There were 16 entries in all from Texas, Oklahoma, South Dakota, Washington, North Dakota, Colorado, Michigan, Montana, New Jersey, Nevada, Utah, Nebraska and Wyoming.
Turbiville Ranch Isn’t Traditional
Turbiville Ranch started selling meat direct to consumers in 2012. The primary operation there is roping steers, and Heath Turbiville was looking for a value-added product once the steers were too old for that.
“We don’t do anything that’s really traditional, just black Angus beef cows, and we have Corrientes roping steers that we lease,” he said. “When they’re done with that as a life, then we fatten them and sell the meat off.”
The cattle do get a lot of individual care, Turbiville told Cowboy State Daily.
“They get fed twice a day with corn, oats and a barley ration,” he said. “I think some of the feed gives them a good flavor. That and the breed is a leading well-marbled meat.”
Turbiville has been farming and ranching all his life, as did his dad before him and his dad before that. He’s not sure, however, how many generations back the farming and ranching lifestyle goes.

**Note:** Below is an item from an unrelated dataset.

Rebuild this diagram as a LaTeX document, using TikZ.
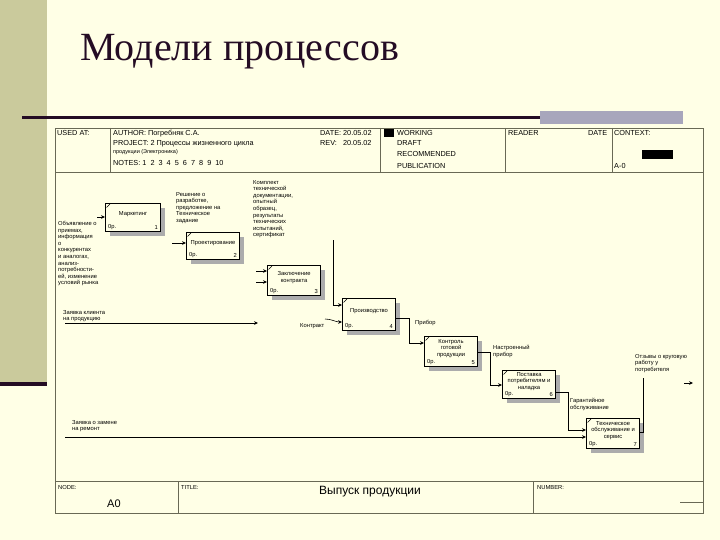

“It was ever since they migrated to the United States,” he said.
That might easily make it four or five generations back, though not all on the same farm.
“My mom and dad do the majority of the business,” he said. “And my mom really likes people. She’s developed a lot of friends over the years, and she just enjoys taking meat to them and getting to visit with them.”
Turbiville runs about 400 cattle a year and presently direct sales about 100 a year. The direct sales have grown significantly since the beginning in 2012, when the ranch sold just 15 steers.
“We started out with the idea that a lot of people didn’t want to buy or didn’t have freezer space to buy a whole or half a beef,” he said. “So, we started selling smaller bundles, all the way up to a full beef.”
A Coffee Brainstorm
The Beef Roundup started as a coffee brainstorm.
Tyler McCann, who owns Wyoming Cowboy Cuts, was with his wife Angela at a coffee roasting festival, learning all about the different flavor notes of coffee beans.
A light bulb suddenly switched on as he was thinking about that, because beef has a lot of different flavor notes, too, depending on where and how the beef was raised.
“You look at any other business and there’s awards for cheese, there’s awards for wine, there’s awards for whiskey,” he told Cowboy State Daily. “Any of those businesses have some kind of event that’s a culminating event where they can advertise that they’re there and scored high or got a medal. But beef has never had that.”
So, McCann decided to ask the president of Central Wyoming College, Dr. Brad Tyndall, whether he could put on a beef-tasting event at the college once a year.
It’s a funny story, one that he retells often when people ask him how the Beef Roundup got started.
McCann was in Tyndall’s office, explaining that he wanted to take the same cut of meat from each of up to 10 producers, season and cook them all exactly the same, and then let people just taste test the steaks to choose their favorite.
“He looks at me and he says, ‘So you want to cook all of these steaks exactly the same?’” McCann recalled. “And he very politely looked off to the side. And I thought he’s probably going to just say, ‘Thank you, yeah, that sounds interesting.’”
Finally, after a long silence that felt like forever, he looked back at McCann and said, “I love it.”
McCann hasn’t stopped talking about it since.
“My wife was the first person who heard about this, and I think she thought the caffeine rush would go away and I’d come back to my senses,” he said. “But it kept going when Dr. Tyndall said yes, and then another person said yes, and people just continue to say yes to this.”